With only a week before I depart on a journey to Cuba, I feel a great sense of immediacy. This coming year, as top ten lists are published across the globe, as National Geographic, AFAR, Time and Lonely Planet compile their end of year lists, Cuba will definitely be towards the top, maybe even holding the top position, exposing it even further to millions and millions across the globe.

 

Everyday at my job, I speak with people from across the country with an interest in traveling to Cuba “before it changes” but the truth is the change has already begun. My premonition is that Cuba will not feel the full force of US tourism until the end of 2016. Right now they are in a stage of chaos but hope. Everything is unsteady yet new ideas and new ways are being implemented.
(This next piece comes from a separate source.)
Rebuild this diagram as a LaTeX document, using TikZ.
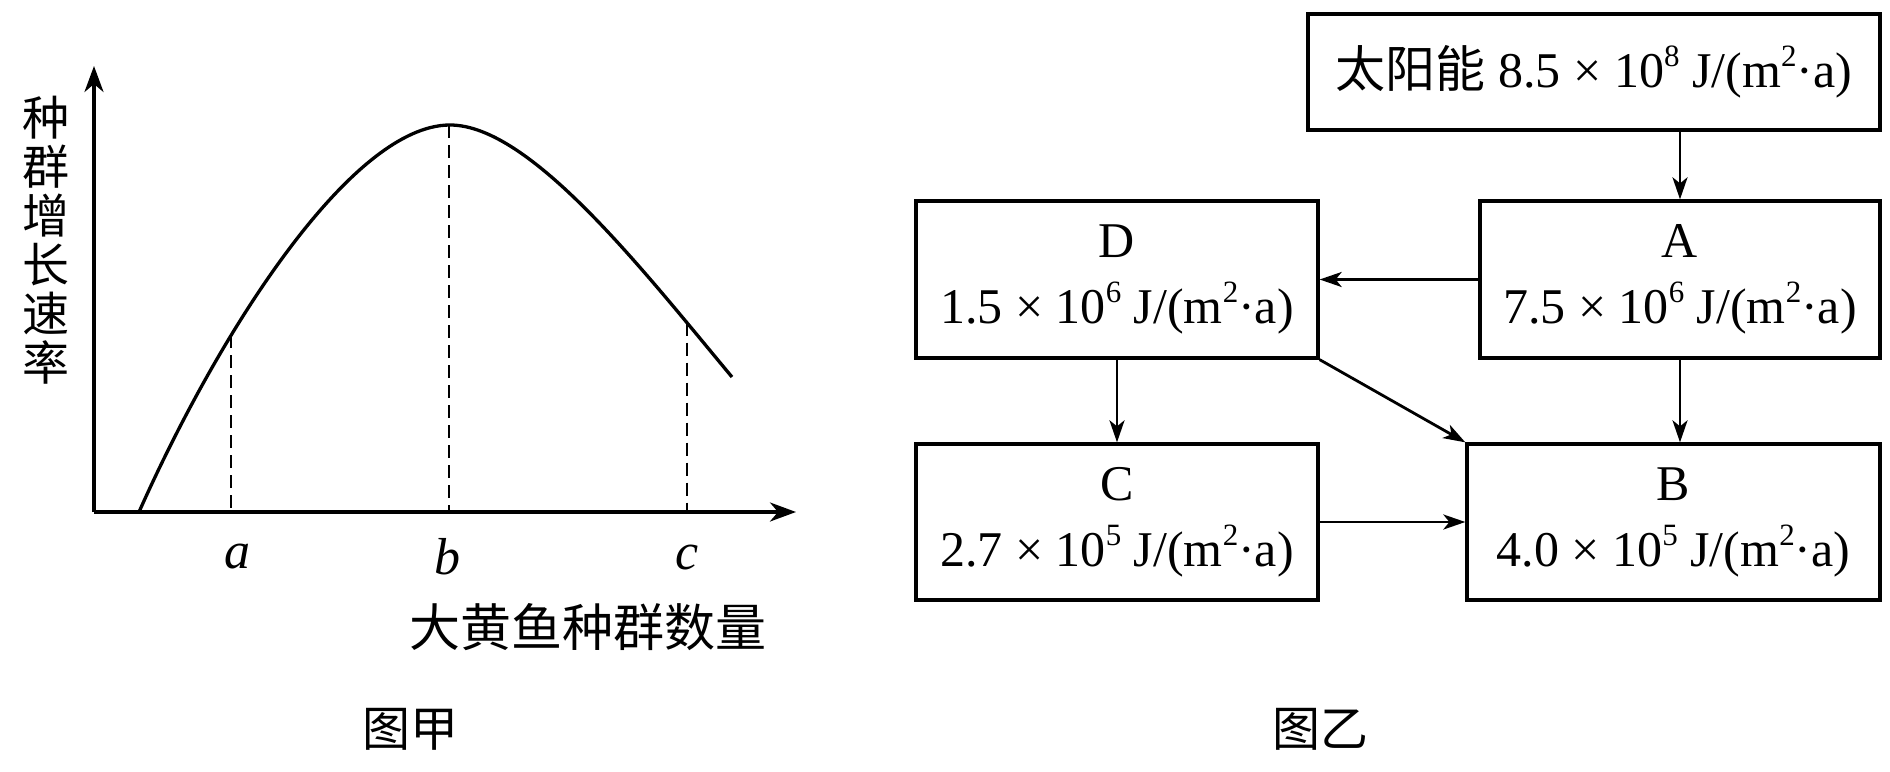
\documentclass[tikz,border=0pt]{standalone}
\usepackage{fontspec}
\setmainfont{Liberation Serif}
\newfontfamily\cjk{Noto Sans CJK SC}
\usetikzlibrary{arrows.meta,intersections}
\newcommand{\hsup}[1]{\raisebox{0.42em}{\fontsize{31}{31}\selectfont #1}}
\begin{document}
\begin{tikzpicture}[x=1pt,y=-1pt,
  box/.style={draw, line width=3.3pt, align=center, inner sep=0pt, font=\fontsize{50}{66}\selectfont},
  arr/.style={line width=2.8pt, -{Stealth[length=22pt,width=15pt,inset=6pt]}},
  axis/.style={line width=3.4pt, -{Stealth[length=26pt,width=19pt,inset=8pt]}},
  curve/.style={line width=3.3pt},
  dashln/.style={line width=2.8pt, dash pattern=on 13pt off 7pt},
  lbl/.style={font=\fontsize{52}{60}\selectfont\itshape},
  cjklbl/.style={font=\cjk\fontsize{48}{58}\selectfont}]
\useasboundingbox (0,0) rectangle (1890,771);
% ---- graph 甲 ----
\coordinate (O) at (94,512);
\coordinate (Ytip) at (94,66);
\coordinate (Xtip) at (796,512);
\coordinate (p0) at (139,512);
\coordinate (pb) at (450,125);
\coordinate (pe) at (732,377);
\draw[axis] (O) -- (Ytip);
\draw[axis] (O) -- (Xtip);
\draw[curve, name path=crv] (p0) .. controls (220,330) and (352,125) .. (pb)
  .. controls (530,125) and (642,269) .. (pe);
\path[name path=va] (231,100) -- (231,520);
\path[name path=vb] (449,100) -- (449,520);
\path[name path=vc] (687,100) -- (687,520);
\path[name intersections={of=crv and va, by=pa}];
\path[name intersections={of=crv and vb, by=pbb}];
\path[name intersections={of=crv and vc, by=pc}];
\draw[dashln] (pa) -- (pa |- O);
\draw[dashln] (pbb) -- (pbb |- O);
\draw[dashln] (pc) -- (pc |- O);
\node[lbl] (la) at (237,557) {a};
\node[lbl] (lb) at (447,557) {b};
\node[lbl] (lc) at (687,557) {c};
\node[cjklbl, font=\cjk\fontsize{51}{58}\selectfont] (xl) at (588,627) {大黄鱼种群数量};
\node[cjklbl, align=center, font=\cjk\fontsize{47}{49}\selectfont] (yl) at (46,240) {种\\群\\增\\长\\速\\率};
\node[cjklbl] (cap1) at (410,729) {图甲};
% ---- graph 乙 ----
\node[box, minimum width=572pt, minimum height=116pt] (T) at (1594,72) {{\cjk 太阳能} 8.5 × 10\hsup{8} J/(m\hsup{2}·a)};
\node[box, minimum width=400pt, minimum height=157pt] (A) at (1680,279.5) {A\\7.5 × 10\hsup{6} J/(m\hsup{2}·a)};
\node[box, minimum width=402pt, minimum height=157pt] (D) at (1117,279.5) {D\\1.5 × 10\hsup{6} J/(m\hsup{2}·a)};
\node[box, minimum width=402pt, minimum height=156pt] (C) at (1117,522) {C\\2.7 × 10\hsup{5} J/(m\hsup{2}·a)};
\node[box, minimum width=413pt, minimum height=156pt] (B) at (1673.5,522) {B\\4.0 × 10\hsup{5} J/(m\hsup{2}·a)};
\node[cjklbl] (cap2) at (1320,729) {图乙};
\draw[arr] (T.south -| A.north) -- (A.north);
\draw[arr] (A.west) -- (D.east);
\draw[arr] (A.south) -- (A.south |- B.north);
\draw[arr] (D.south) -- (C.north);
\draw[arr] (D.south east) -- (B.north west);
\draw[arr] (C.east) -- (B.west);
\end{tikzpicture}
\end{document}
Americans in the know, with an interest in social, political and cultural factors, not just in Cuba but globally, are the ones picking up the phone and I have enjoyed speaking with about their travel intentions.

 

My advice is, if you want a truth-leaning journey to Cuba, you’ll travel there before the end of 2016.

 

I doubt my time in Cuba will be one of evening grandeur in sweltering clubs knocking back mojito after mojito. I can hardly see the appeal to this kind of trip, one many of my fellow Americans, if you believe the article, are engaging in. My colleagues and I know a much deeper, intricate culture and people. And for now, I hope to leave in the same manner as when I finished viewing La Grande Bellezza –  with a developed understanding of a truly fascinating culture.